July 21, 2024
A review of Bangor, Maine's ARPA bank statements led to a surprising discovery: missing interest. How did $500 disappear?

Recently, I stumbled upon a peculiar series of transactions in the September 2021 statement for the city of Bangor’s ARPA (American Rescue Plan Act) bank account.

Screenshot from ARPA September 2021 bank statement for the city of Bangor, Maine

Let’s break it down:

  1. The Sweep: On September 7, 2021, the entirety of the ARPA fund balance was transferred to another city account.
  2. Return and Credit: Three days later, on September 10, 2021, the full amount was returned to the ARPA account. A $1,008 deposit was added four days after that on the 14th. Per the Bangor City Manager, that was for interest earned for those three days.
  3. Unexpected Discrepancy: Using bank statements and the known ARPA account’s interest rate, the interest earned during September 2021 should have been $15,137.86. However, between the $1,008 deposit and $13,624.35 in interest paid by the bank… the city received only $14,632.35 – a $505.51 shortfall. (Not including $29.14 in compounded interest through May 10, 2024.)
  4. Seeking Clarification: I brought this to the City Manager’s attention, providing my supporting calculations. The response I received attributed the situation to a potential bank error.

Most of our accounts are zero balance accounts and are “swept” daily to a primary account.  It would appear around this period the bank inadvertently “swept” the funds to the primary account and the $1,008 represents the interest earned on the funds while deposited in the primary account.

Debbie Laurie, Bangor City Manager, February 20, 2024 via email

Sticks out like a sore thumb

The chart below shows the interest earned vs number of days in the statement for the City of Bangor’s ARPA account across the first 12 bank statement periods. When you look at the statement for 9/30/2021, you can see right away the interest was short. (The $1,008 credit for September 2021 is included.)

Note: The disparity for statement date 6/30/21 is due to the account being opened in the middle of the month. It did not accumulate a full 30 days of interest.

Lingering Questions:

If this was the result of a bank error, the bank didn’t make the city of Bangor whole after their mistake.
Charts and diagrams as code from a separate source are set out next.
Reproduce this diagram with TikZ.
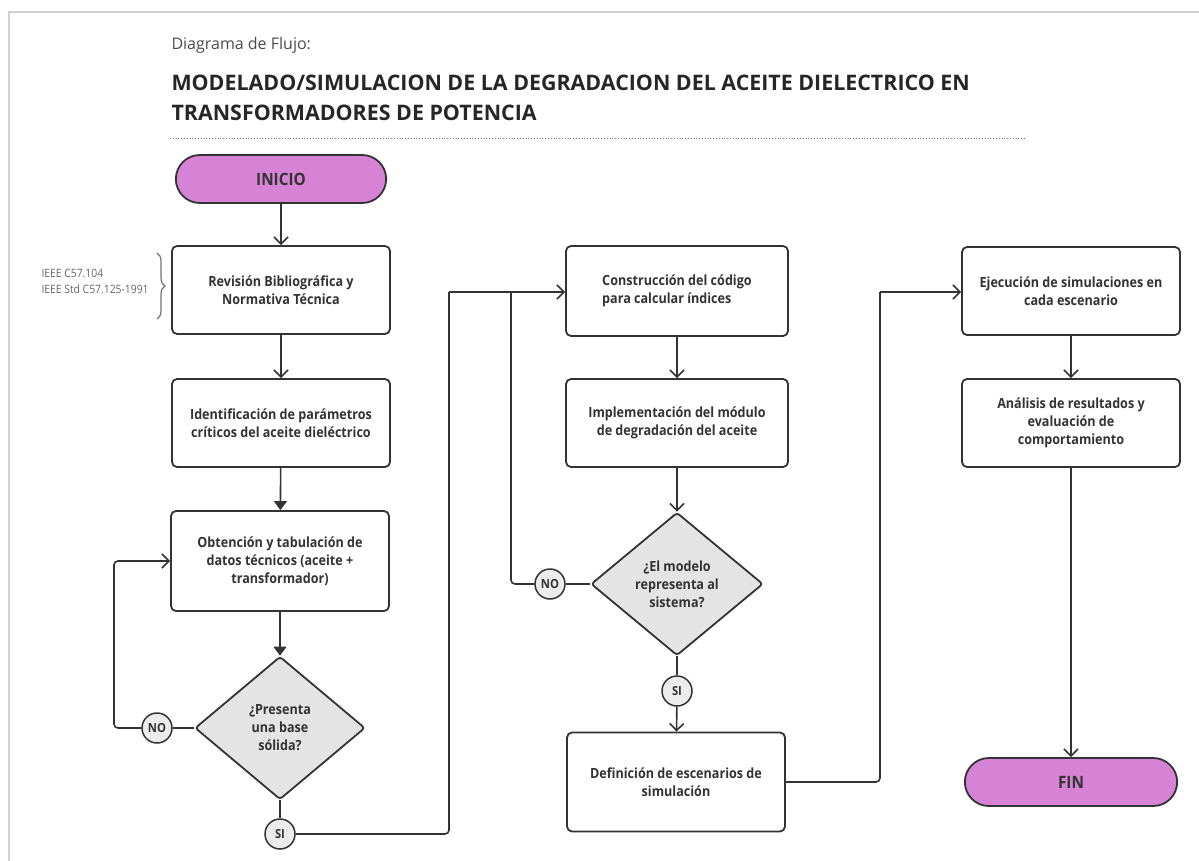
\documentclass[tikz,border=0pt]{standalone}
\usepackage{fontspec}
\setmainfont{Open Sans}[FakeStretch=0.9]
\newfontfamily\titulofont{Open Sans}
\usetikzlibrary{shapes.geometric,shapes.misc,arrows.meta,decorations.pathreplacing}

\definecolor{trazo}{HTML}{333333}
\definecolor{rosa}{HTML}{D783D5}
\definecolor{grisdec}{HTML}{E4E4E4}

\tikzset{
  proceso/.style={draw=trazo, line width=1.8pt, rounded corners=5pt, fill=white,
    minimum width=218pt, minimum height=88pt, align=center, text=trazo,
    font=\bfseries\fontsize{14}{18}\selectfont},
  terminal/.style={rounded rectangle, draw=trazo, line width=1.8pt, fill=rosa,
    minimum width=217pt, minimum height=48pt, text=trazo,
    font=\bfseries\fontsize{17}{20}\selectfont},
  decision/.style={diamond, draw=trazo, line width=1.8pt, fill=grisdec, rounded corners=3pt,
    minimum width=170pt, minimum height=143pt, inner sep=0pt, align=center, text=trazo,
    font=\bfseries\fontsize{14}{18}\selectfont},
  etiqueta/.style={circle, draw=trazo, line width=1.5pt, fill=grisdec!70, minimum size=30pt,
    inner sep=0pt, text=trazo, font=\bfseries\fontsize{12.5}{14}\selectfont},
  flecha/.style={draw=trazo, line width=1.6pt, rounded corners=4pt,
    -{Straight Barb[length=7pt,width=14pt]}},
  flechallena/.style={draw=trazo, line width=1.6pt, -{Triangle[length=9pt,width=13pt]}},
  union/.style={draw=trazo, line width=1.6pt, rounded corners=4pt}
}

\begin{document}
\begin{tikzpicture}[x=1pt, y=-1pt]

\useasboundingbox (0,0) rectangle (1199,861);
\draw[black!18, line width=2pt] (9,861) -- (9,12) -- (1199,12);

% encabezado
\node[anchor=base west, text=black!70, font=\titulofont\fontsize{16}{19}\selectfont] (subtit) at (168,50) {Diagrama de Flujo:};
\node[anchor=base west, text=black!85, font=\titulofont\bfseries\fontsize{21.4}{25}\selectfont] (tit1) at (168,91) {MODELADO/SIMULACION DE LA DEGRADACION DEL ACEITE DIELECTRICO EN};
\node[anchor=base west, text=black!85, font=\titulofont\bfseries\fontsize{21.4}{25}\selectfont] (tit2) at (168,121) {TRANSFORMADORES DE POTENCIA};
\draw[black!55, line width=0.8pt, dotted] (170,138) -- (1025,138);

% columna 1
\node[terminal] (inicio) at (281,179) {INICIO};
\node[proceso] (revision) at (281,290) {Revisión Bibliográfica y\\Normativa Técnica};
\node[proceso] (ident) at (281,423) {Identificación de parámetros\\críticos del aceite dieléctrico};
\node[proceso, minimum height=100pt] (obten) at (280,561) {Obtención y tabulación de\\datos técnicos (aceite +\\transformador)};
\node[decision] (dec1) at (280,728) {¿Presenta\\una base\\sólida?};
\node[etiqueta] (no1) at (157,728) {NO};
\node[etiqueta] (si1) at (280,834) {SI};

% normas
\node[anchor=west, align=left, text=black!60, font=\fontsize{11.5}{16}\selectfont] (normas) at (38,281) {IEEE C57.104\\IEEE Std C57.125-1991};
\draw[decorate, decoration={brace, amplitude=8pt}, black!55, line width=1.2pt] (157,253) -- (157,319);

% columna 2
\node[proceso, minimum width=222pt, minimum height=90pt, align=left] (constr) at (677,291) {Construcción del código\\para calcular índices};
\node[proceso, minimum width=222pt] (implem) at (677,423) {Implementación del módulo\\de degradación del aceite};
\node[decision, minimum width=172pt] (dec2) at (677,584) {¿El modelo\\representa al\\sistema?};
\node[etiqueta] (no2) at (550,584) {NO};
\node[etiqueta] (si2) at (677,691) {SI};
\node[proceso, minimum width=218pt, minimum height=99pt] (defin) at (676,782) {Definición de escenarios de\\simulación};

% columna 3
\node[proceso] (ejec) at (1071,291) {Ejecución de simulaciones en\\cada escenario};
\node[proceso] (analisis) at (1071,423) {Análisis de resultados y\\evaluación de\\comportamiento};
\node[terminal, minimum width=219pt] (fin) at (1071,782) {FIN};

\coordinate (j1) at (449,292);
\coordinate (j2) at (511,292);
\coordinate (j3) at (880,292);

% conectores
\draw[flecha] (inicio) -- (revision);
\draw[flecha] (revision) -- (ident);
\draw[flechallena] (ident) -- (obten);
\draw[flechallena] (obten) -- (dec1);
\draw[union] (dec1.west) -- (no1);
\draw[flecha] (no1.west) -- (114,728) |- (obten.west);
\draw[union] (dec1.south) -- (si1);
\draw[union] (si1.east) -| (j1);
\draw[flecha] (j1) -- (constr.west |- j1);

\draw[flecha] (constr) -- (implem);
\draw[flecha] (implem) -- (dec2);
\draw[union] (dec2.west) -- (no2);
\draw[union] (no2.west) -| (j2);
\draw[union] (dec2.south) -- (si2);
\draw[flecha] (si2) -- (defin);
\draw[union] (defin.east) -| (j3);
\draw[flecha] (j3) -- (ejec.west |- j3);

\draw[flecha] (ejec) -- (analisis);
\draw[flecha] (analisis) -- (fin);

\end{tikzpicture}
\end{document}
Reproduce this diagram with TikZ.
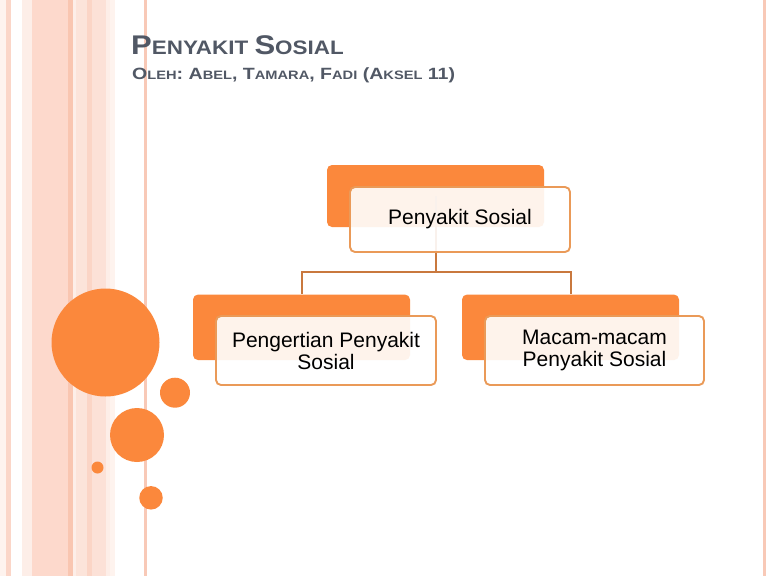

Why only $1,008? How was that interest amount calculated?

This incident – coupled with recent findings by auditing firm Runyon Kersteen Ouellette about reconciliation – raises valid questions about account management and oversight.

Excerpt from a March 21, 2022 letter to Bangor’s Management from the firm Runyon Kersteen Ouellette.

Importance of Accuracy

The $505.51 discrepancy may seem small and insignificant when compared to a multi-million dollar account, but consider this:

Percentage-wise, it’s significant: A $500 difference on $10 million is a 0.005% discrepancy. But even a small percentage difference on a large sum can be indicative of a bigger underlying issue.

Catching bigger errors: Uncovering this discrepancy could lead to finding other, potentially larger errors in the bank’s calculations.

Building trust: By thoroughly investigating discrepancies, the city demonstrates responsible management of taxpayer funds.

Mistakes happen. To err is human. Having oversight controls in place is vital to catching these errors promptly. It’s worth noting that the City’s finance department has been vocal about staffing shortages for years.

Excerpt from a March 21, 1978 letter to Bangor’s Management from the firm Peat, Marwick, Mitchell & Co. also addressing Bank reconciliations, and acknowledges “staffing problems of the City”.

The City Council must prioritize ensuring the department has the resources necessary to manage funds effectively and prevent future discrepancies.

UPDATE: In the April 22, 2024 City Council meeting, Finance Director David Little stated the Finance Department is now properly staffed.

Regarding the fate of the missing $505.51

I emailed the City Manager and City Council on March 6, 2024 to explain the discrepancy in detail. I have not heard back. The two scenarios:

  1. If this really was the bank’s error
    • The city should contact the bank and show them the calculations.
    • The bank, in the interest of maintaining a good relationship with the city, should credit the missing money. (I’d even argue they owe the additional $29.14 in compounded interest since then.)
    • Likely the bank will say it’s been too long and cite corporate policy. That would be the end of it, as any further action would cost the city money (small claims court most likely) and we’d be throwing away good money after bad. A $534.65 lesson to the city in reconciling and watching your accounts closer.
  2. If this was an internal error at City Hall:
    • How did we calculate the $1,008 before making the deposit?
    • If it was done correctly, that means the account the money was swept into pays a lower interest rate than the ARPA account’s 1.79%. Why aren’t we sweeping funds into an account with the better interest rate? We’ve be losing revenue all this time.
    • OR If the interest rate is the same in the other account, the ARPA account needs an additional deposit from the other account to make it whole.
      • While the U.S. Treasury exempted recipients from reporting and remitting any interest earned on SLFRF funds, do this for the public trust.
      • City Council stated publicly and allocated by resolve that all interest earned from ARPA funds would be used on ARPA eligible projects. Not some, not part… ALL interest earned.